16 January 2016

When you realize you're mid-stream

Right. So then, let's get the elephant out of the way immediately: I've been away, obviously. Doing things or not doing things, knitting things and not knitting things, teaching classes and... well, actually, this is pretty much the one constant.

I'm not trying to sell this as a blog comeback. Let's also be honest: I was never as connected to this blog in the same was I was to Livejournal back in the day. And you would have to blog regularly in order to have a comeback. This space played with the blogging trends of the day, branding and impossibly beautiful snapshots of life and I pretty much fail at all of that.
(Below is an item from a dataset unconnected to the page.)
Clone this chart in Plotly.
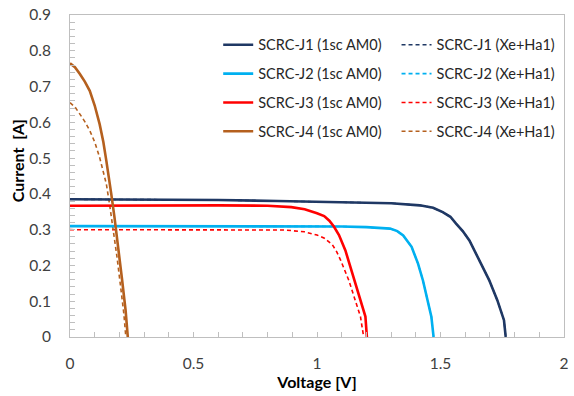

It's just not what I do.

I've missed writing in a blog space. I recently went back through my Livejournal, a ridiculously thorough recounting of my undergraduate years and first years in the classroom, and was struck by just how (1) good it was to have these snapshots of a time that seems impossibly far away and (2) how much more connected I felt with life, how I used that space to think through the issues of my twenty-something life. There wasn't a ton of interaction, there were no brands hocked; just inquiries and attempting to think about how to approach them.

I'm approaching mid-stream (it sounds so much better than mid-life) and there's more than a few questions bubbling to the surface. More than anything, I want an audit trail of my thinking process as I seek to find my way through this maze. I've got, perhaps, a decade where a majority of life's opportunities are open to me; before I know it, those doors will be closing, slowly but surely. I want to be sure I am thinking about which doors I'm walking through and which I'm allowing to close.

Ultimately, I'm 34, single, childless, and without a house. This is not where I thought I would be at 34, yet it is where I find myself. I say this calmly, without a deficit perspective. There are elements I'd like to change (come on, perfect bungalow! I know you are out there!), elements I'm trying to figure out (can I put myself through the adoption process again?), and those elements completely out of my control (dating in your thirties is just weird). I don't want to leave these decisions to just happen. I didn't in my early twenties, why would I now?

So I'll probably come back every once in a while to think about life and possibly craft and possibly teaching. There will probably be better blogs about these things elsewhere.